Burglary in progress.

It’s not every day, the officer said, that a cop is put in the position of confronting a suspect in the process of harming or trying to harm someone.

Brantley forced his way into the home of the longtime Garden Grove residents by using his shoulder to break through two locked French doors. Startled, the husband retrieved a shotgun from under his bed and told the man to hold it right there. Brantley told the couple he was running for his life from the people at the laundry business.

The husband continued to hold the shotgun, not pointing it at the stranger, as his wife talked to the police dispatcher from another room, telling the dispatcher an intruder was in their home.

Initially, things were relatively calm as the couple and the suspect made their way into the living room.

The woman described to the dispatcher what the suspect was wearing and said he appeared to be composed and not on drugs.

Things rapidly escalated.

Brantley said something about having warrants and then blocked the woman from unlocking the screen door to let officers into the home.

Then, she said, he grabbed her around the neck with one arm and in his other hand she saw the flash of a knife that he then held against the back of her neck.

Her husband screamed to let her go.

The woman managed to use her phone to hit the man hard on the shoulder. He released his grip and she grabbed his neck and began to choke him, she said, but he broke away.

That’s when the man charged her husband, stabbed him in the left arm, and began struggling with him for control of the shotgun.

Brantley and the woman’s husband ended up on the floor of a narrow hallway just off the living room.

The woman said she unlocked the front screen door.

The living room was shuttered and dark when the officers entered.

Then, “Everything happened in about five seconds,” said the officer, one of four who showed up at the house. Police did not release the name of the officer who shot Brantley.

The officer said he saw Brantley and the male victim, who was bleeding from his upper left arm, on their backs in the hallway, the barrel of a shotgun aimed at the officers.

Brantley overpowered the male victim and had gained control of the shotgun, the officer said, when the officer shot him three times with a Glock .45 service weapon.
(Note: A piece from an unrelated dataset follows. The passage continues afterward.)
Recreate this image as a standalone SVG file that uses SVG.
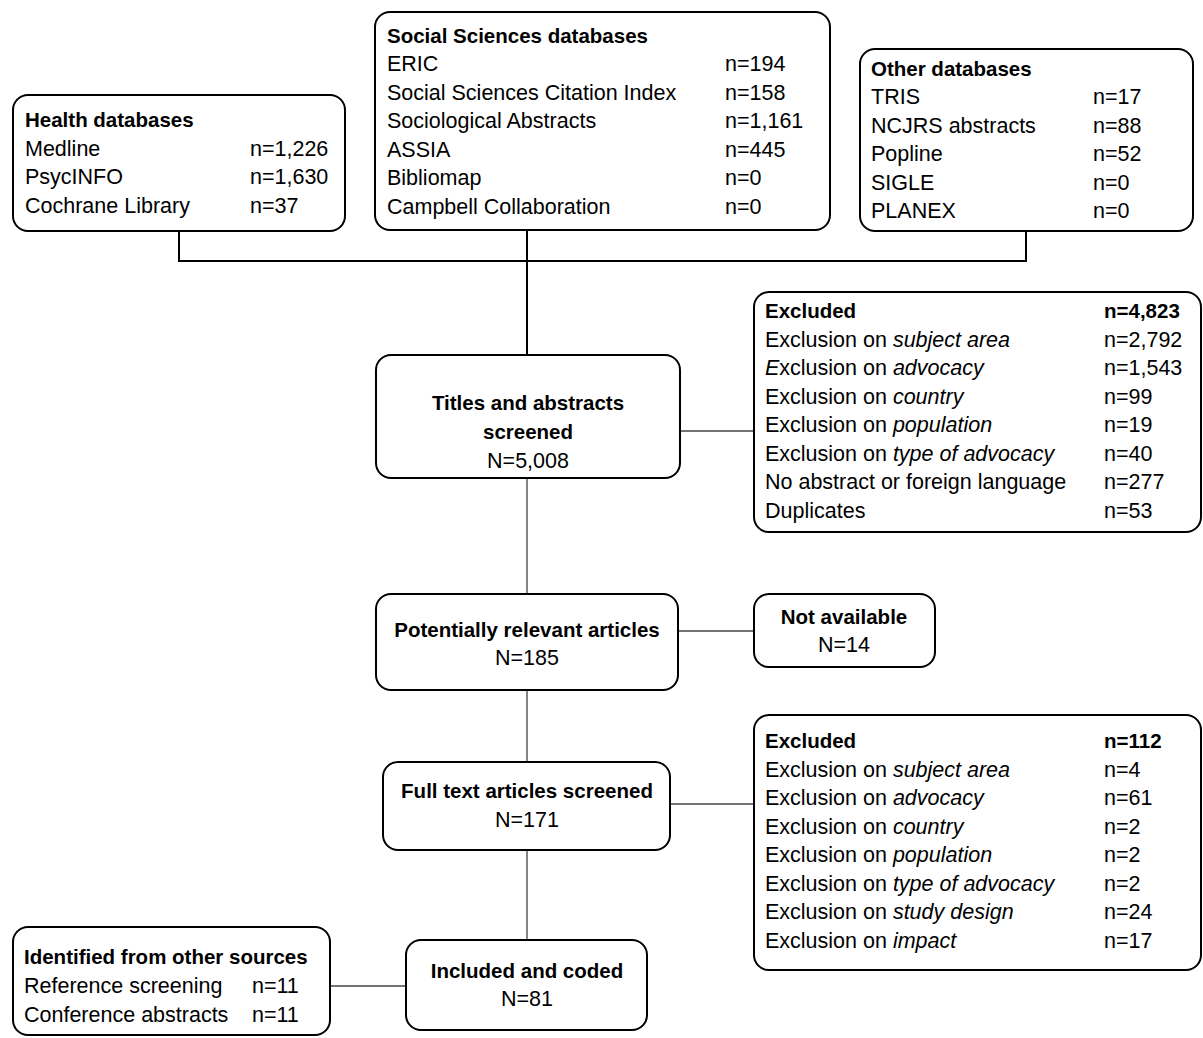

The suspect failed to respond to his commands to drop the weapon, the officer said.

“I was just responding to the threat,” the officer said.

The officer said Garden Grove cops receive regular active shooter and range training to take down suspects holding a hostage.

The bullets hit Brantley in the right arm and right upper chest.

“It was a very serious situation, and I responded to it,” the officer said. “Every police officer with my training and experience would have done the same thing. I am thankful I and the other officers were able to control a crime in progress where a person was being hurt.

“I’m certain he (Brantley) had really bad intentions — that he would have killed (the couple). I’m thankful to have helped them…. What happened was a great team effort; it wasn’t just me.”

The woman said the suspect ended up several feet in front of her husband after he was shot — indicating he had taken a few steps toward the officers when bullets felled him.

“They saved our lives,” the woman said of the police response.

Raney agreed that the man and woman likely would have been killed by the intruder had police not intervened.

Said Raney: “Our society is changing, and we all have to be more aware of what the new realty is. We need to always lock our doors at night, be vigilant and take other actions to safeguard ourselves.”

The woman said she and her husband slowly are healing from the trauma.

She praised the police department.

“They couldn’t have been more kind, compassionate and helpful — they couldn’t have done anything better,” she said. “It was like they came here on the wings of angels.”